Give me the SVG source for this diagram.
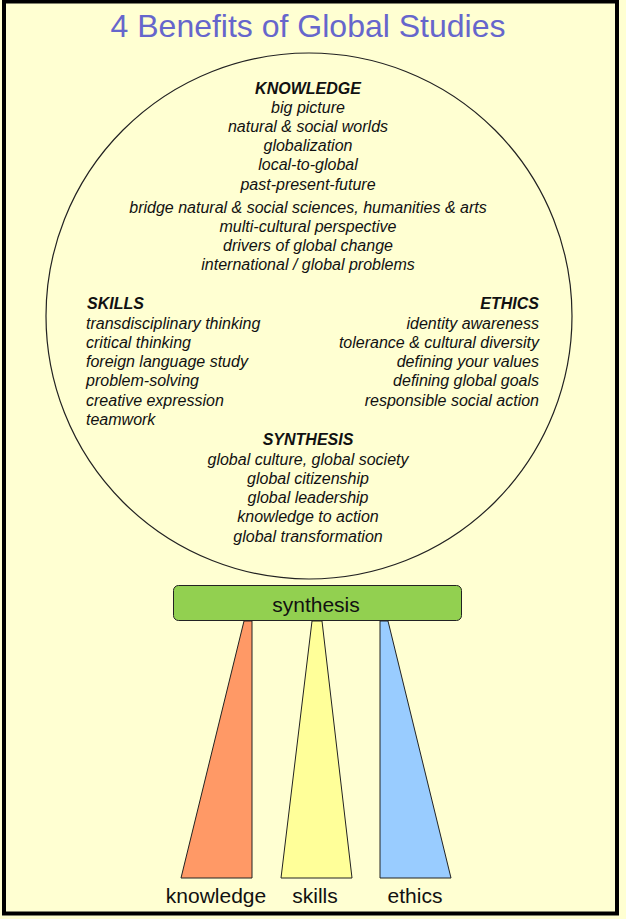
<svg xmlns="http://www.w3.org/2000/svg" width="626" height="919" viewBox="0 0 626 919">
<style>
.t{font-family:"Liberation Sans",Arial,sans-serif;font-size:16px;font-style:italic;fill:#111}
.h{font-weight:bold}
.c{text-anchor:middle}
.r{text-anchor:end}
.lbl{font-family:"Liberation Sans",Arial,sans-serif;font-size:21px;fill:#111;text-anchor:middle}
.tri{stroke:#222;stroke-width:1}
</style>
<rect x="0" y="0" width="626" height="919" fill="#FFFFD2"/>
<rect x="4" y="1.5" width="613" height="912" fill="#FFFFD2" stroke="#000" stroke-width="4"/>
<text x="308" y="37" font-family="'Liberation Sans',Arial,sans-serif" font-size="32" fill="#6666CC" text-anchor="middle">4 Benefits of Global Studies</text>
<g id="circle">
<circle cx="309" cy="316" r="263" fill="none" stroke="#222" stroke-width="1.2"/>
</g>
<g id="knowledge-text">
<text class="t h c" x="308" y="94">KNOWLEDGE</text>
<text class="t c" x="308" y="113">big picture</text>
<text class="t c" x="308" y="132">natural &amp; social worlds</text>
<text class="t c" x="308" y="151">globalization</text>
<text class="t c" x="308" y="170">local-to-global</text>
<text class="t c" x="308" y="190">past-present-future</text>
<text class="t c" x="308" y="213">bridge natural &amp; social sciences, humanities &amp; arts</text>
<text class="t c" x="308" y="232">multi-cultural perspective</text>
<text class="t c" x="308" y="251">drivers of global change</text>
<text class="t c" x="308" y="270">international / global problems</text>
</g>
<g id="skills-text">
<text class="t h" x="87" y="309">SKILLS</text>
<text class="t" x="86" y="329">transdisciplinary thinking</text>
<text class="t" x="86" y="348">critical thinking</text>
<text class="t" x="86" y="367">foreign language study</text>
<text class="t" x="86" y="386">problem-solving</text>
<text class="t" x="86" y="406">creative expression</text>
<text class="t" x="86" y="425">teamwork</text>
</g>
<g id="ethics-text">
<text class="t h r" x="539" y="309">ETHICS</text>
<text class="t r" x="539" y="329">identity awareness</text>
<text class="t r" x="539" y="348">tolerance &amp; cultural diversity</text>
<text class="t r" x="539" y="367">defining your values</text>
<text class="t r" x="539" y="386">defining global goals</text>
<text class="t r" x="539" y="406">responsible social action</text>
</g>
<g id="synthesis-text">
<text class="t h c" x="308" y="445">SYNTHESIS</text>
<text class="t c" x="308" y="465">global culture, global society</text>
<text class="t c" x="308" y="484">global citizenship</text>
<text class="t c" x="308" y="503">global leadership</text>
<text class="t c" x="308" y="522">knowledge to action</text>
<text class="t c" x="308" y="542">global transformation</text>
</g>
<g id="synthesis-bar">
<rect x="173.5" y="585.5" width="288" height="35" rx="5" fill="#92D050" stroke="#222" stroke-width="1"/>
<text class="lbl" x="316" y="612">synthesis</text>
</g>
<g id="knowledge-pillar">
<polygon class="tri" points="244,621 252,621 252,878 181,878" fill="#FF9966"/>
<text class="lbl" x="216" y="903">knowledge</text>
</g>
<g id="skills-pillar">
<polygon class="tri" points="312,621 322,621 352,878 281,878" fill="#FFFF99"/>
<text class="lbl" x="315" y="903">skills</text>
</g>
<g id="ethics-pillar">
<polygon class="tri" points="380,621 388,621 451,878 380,878" fill="#99CCFF"/>
<text class="lbl" x="415" y="903">ethics</text>
</g>
</svg>
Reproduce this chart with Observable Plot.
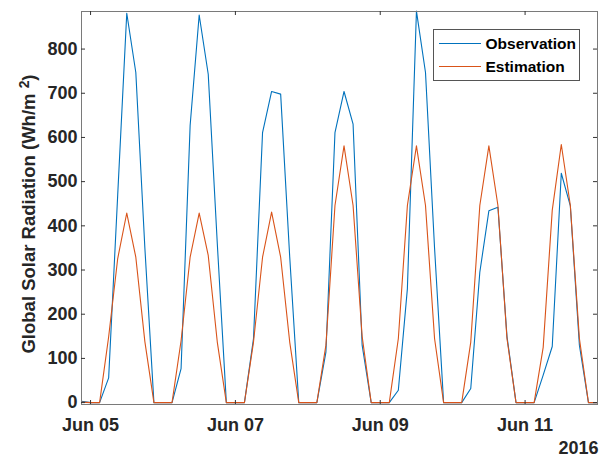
<!DOCTYPE html>
<html>
<head>
<meta charset="utf-8">
<script src="https://cdn.jsdelivr.net/npm/d3@7"></script>
<script src="https://cdn.jsdelivr.net/npm/@observablehq/plot@0.6"></script>
<style>
  html, body { margin: 0; padding: 0; background: #fff; }
</style>
</head>
<body>
<div id="chart"></div>
<script>
// ---- data (3-hourly, starting 2016-06-04 21:00) ----
const startTime = "2016-06-04T21:00:00Z";
const stepHours = 3;
const observation = [3,
  0, 0, 56, 470, 881, 747, 350, 0,
  0, 0, 77, 627, 877, 743, 360, 0,
  0, 0, 145, 611, 704, 698, 330, 0,
  0, 0, 114, 611, 704, 630, 130, 0,
  0, 0, 28, 258, 886, 747, 350, 0,
  0, 0, 32, 295, 434, 442, 150, 0,
  0, 0, 62, 127, 519, 445, 130, 0,
  0];
const estimation = [1,
  0, 0, 149, 326, 429, 329, 138, 0,
  0, 0, 140, 329, 429, 333, 137, 0,
  0, 0, 137, 329, 431, 329, 137, 0,
  0, 0, 130, 446, 581, 446, 150, 0,
  0, 0, 145, 446, 581, 446, 145, 0,
  0, 0, 137, 446, 581, 446, 145, 0,
  0, 0, 125, 435, 584, 446, 145, 0,
  0];
const seriesNames = ["Observation", "Estimation"];
const seriesColors = ["#0072BD", "#D95319"];
const xTickDates = ["2016-06-05", "2016-06-07", "2016-06-09", "2016-06-11"];
const yTicks = [0, 100, 200, 300, 400, 500, 600, 700, 800];
const yDomain = [-4.3, 885];
const xDomain = ["2016-06-04T21:00:00Z", "2016-06-12T00:00:00Z"];
const yLabelMain = "Global Solar Radiation (Wh/m ";
const yLabelSup = "2";
const yLabelEnd = ")";
const yearLabel = "2016";

// ---- build table ----
const t0 = new Date(startTime);
const rows = [];
[observation, estimation].forEach((vals, si) => {
  vals.forEach((v, i) => {
    rows.push({series: seriesNames[si], time: d3.utcHour.offset(t0, i * stepHours), value: v});
  });
});
const xTicks = xTickDates.map(d => new Date(d + "T00:00:00Z"));
const yLabelFull = yLabelMain + yLabelSup + yLabelEnd;

const W = 600, H = 459;
const mL = 81, mR = 3, mT = 11, mB = 55;
const fw = W - mL - mR, fh = H - mT - mB;
const tickLen = 4;
const font = "'Liberation Sans', Arial, Helvetica, sans-serif";
const textColor = "#262626";

const chart = Plot.plot({
  width: W, height: H,
  marginLeft: mL, marginRight: mR, marginTop: mT, marginBottom: mB,
  style: {fontFamily: font, fontSize: "18px", fontWeight: "bold", color: textColor, background: "#fff", overflow: "visible"},
  x: {type: "utc", domain: xDomain.map(d => new Date(d))},
  y: {domain: yDomain},
  color: {domain: seriesNames, range: seriesColors},
  marks: [
    Plot.line(rows, {x: "time", y: "value", z: "series", stroke: "series", strokeWidth: 1.1}),
    Plot.frame({stroke: "#7a7a7a", strokeWidth: 1}),
    // inward tick marks on all four sides
    Plot.tickX(xTicks, {x: d => d, insetTop: fh - tickLen, stroke: "#333"}),
    Plot.tickX(xTicks, {x: d => d, insetBottom: fh - tickLen, stroke: "#333"}),
    Plot.tickY(yTicks, {y: d => d, insetRight: fw - tickLen, stroke: "#333"}),
    Plot.tickY(yTicks, {y: d => d, insetLeft: fw - tickLen, stroke: "#333"}),
    Plot.axisX({ticks: xTicks, tickSize: 0, tickPadding: 14, tickFormat: d3.utcFormat("%b %d"), label: null, fontSize: 18, fontWeight: "bold", fill: textColor}),
    Plot.axisY({ticks: yTicks, tickSize: 0, tickPadding: 4, label: null, fontSize: 18, fontWeight: "bold", fill: textColor}),
    Plot.text([yLabelFull], {frameAnchor: "left", text: d => d, textAnchor: "middle", rotate: -90, dx: -52, dy: 6, fontSize: 18.5, fontWeight: "bold", fill: textColor}),
    Plot.text([yearLabel], {frameAnchor: "bottom-right", text: d => d, textAnchor: "end", dx: 1, dy: 49, fontSize: 18, fontWeight: "bold", fill: textColor})
  ]
});
document.getElementById("chart").appendChild(chart);

// superscript for the unit in the y label
const svg = d3.select(chart);
svg.selectAll("text").filter(function () { return this.textContent === yLabelFull; }).each(function () {
  const t = d3.select(this);
  t.text(null);
  t.append("tspan").text(yLabelMain);
  t.append("tspan").attr("dy", "-0.45em").attr("font-size", "0.75em").text(yLabelSup);
  t.append("tspan").attr("dy", "0.34em").text(yLabelEnd);
});

// ---- legend box (MATLAB-style, top right inside axes) ----
const lg = svg.append("g").attr("font-family", font).attr("font-weight", "bold").attr("font-size", 15.5).attr("text-anchor", "start");
lg.append("rect").attr("x", 433.5).attr("y", 29.5).attr("width", 146).attr("height", 51)
  .attr("fill", "#fff").attr("stroke", "#555").attr("stroke-width", 1);
seriesNames.forEach((name, i) => {
  const y = 43.5 + i * 23;
  lg.append("line").attr("x1", 439).attr("x2", 481).attr("y1", y).attr("y2", y)
    .attr("stroke", seriesColors[i]).attr("stroke-width", 1.1);
  lg.append("text").attr("x", 485.5).attr("y", y).attr("dy", "0.36em").attr("fill", "#000").text(name);
});
</script>
</body>
</html>
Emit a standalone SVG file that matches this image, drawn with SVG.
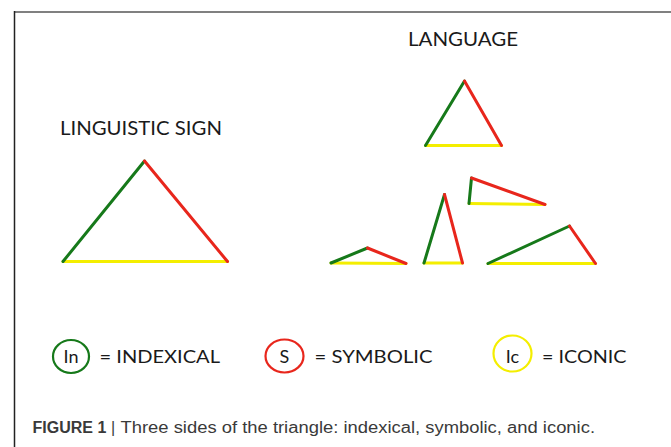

==*==

Pick out each line above that includes "with" and show it.

## OUTPUT FOR THIS TASK
Reproduce this chart with Observable Plot.
Emit a standalone SVG file that matches this image, drawn with SVG.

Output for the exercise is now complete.